Vājashravas, desiring a gift from the gods, started an offering to donate all his possession. But Nachiketa, his son, noticed that Vājashravas was donating only the cows that were old, barren, blind, or lame; not such as might buy the worshipper a place in heaven. Nachiketas, wanting the best for his father's rite, asked: "I too am yours, to which God will you offer me?" After being pestered thus, Vājashravas answered in a fit of anger, "I give you unto Yamaraja (god of death) Himself!"

Despite his father's repentance for his outburst, Nachiketas regarded his father's words as having a divine meaning, and, consoling him, went to Yamaraja's home. Yama was out, and so he waited for three days without any food or water. When Yama returned, he was sorry to see that a Brahmin guest had been waiting so long without food and water. To compensate for his mistake, Yama told Nachiketas, "You have waited in my house for three days without hospitality, therefore ask three boons from me". Nachiketa first asked for peace for his father and himself, when he returned to his father. Yama agreed. Next, Nachiketas wished to learn the sacred fire sacrifice, which Yama elaborated. For his third boon, Nachiketas wanted to learn the mystery of what comes after the death of the body.

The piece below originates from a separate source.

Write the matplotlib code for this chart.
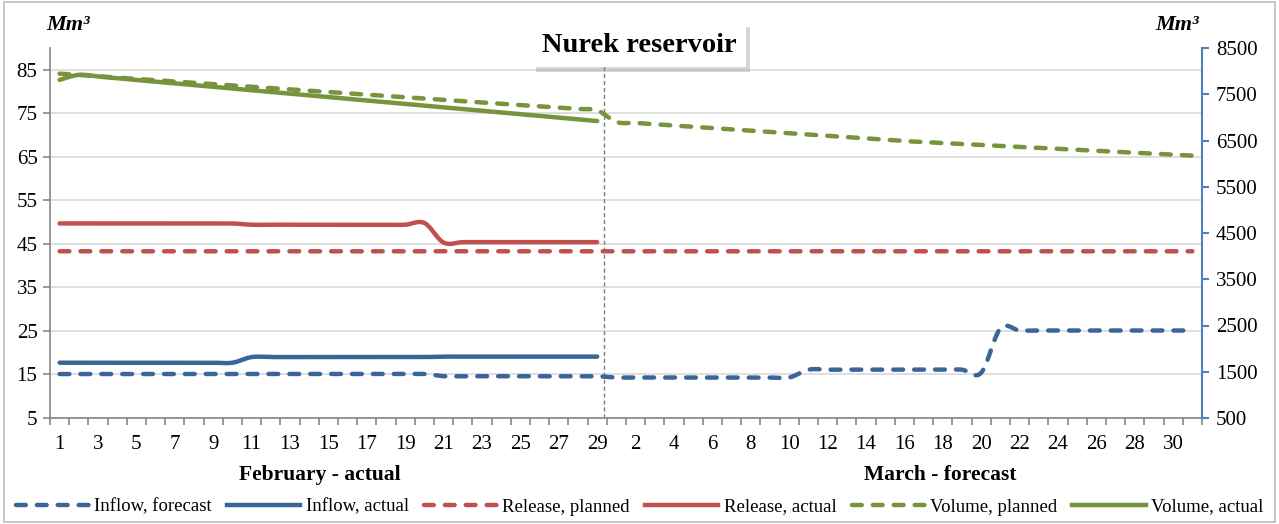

Yama was reluctant on this question. He said that this had been a mystery even to the gods. He urged Nachiketas to ask for some other boon, and offered him longevity, progeny, wealth, rulership of a planet of his choice, and all the apsaras of his choice instead. But Nachiketas replied that material things are ephemeral, and would not confer immortality. So, no other boon would do. Yama was secretly pleased with this disciple, and elaborated on the nature of the true Self, which persists beyond the death of the body. He revealed the knowledge that one's Self is inseparable from Brahman, the supreme spirit, the vital force in the universe. Yama's explanation is a succinct explication of Hindu metaphysics, and focuses on the following points:
- The sound Om is the syllable of the supreme Brahman
- The Atman, is the same as the omnipresent Brahman. Smaller than the smallest and larger than the largest, the Soul is formless and all-pervading
- The goal of the wise is to know this Atman
- The Atman is like a rider; the horses are the senses, which he guides through the maze of desires
- After death, it is the Atman that remains; the Atman is immortal
- Mere reading of the scriptures or intellectual learning cannot realise Atman
- One must discriminate the Atman from the body, which is the seat of desire
- The inability to realise Brahman results in one being enmeshed in the cycle of rebirths; Understanding the Self leads to moksha

Thus having learned the wisdom of the Brahman from Yama, Nachiketas returned to his father as a jivanmukta, an individual who has achieved spiritual liberation while being alive.

== In popular culture ==
The story of Nachiketas and his conversation with the god Yama has been the topic of many retellings and adaptations in India.

=== Graphic Novel ===

- Amar Chitra Katha new series number 702 titled Nachiketas, published in 1979, tells the story of Nachiketas in the form of a graphic novel.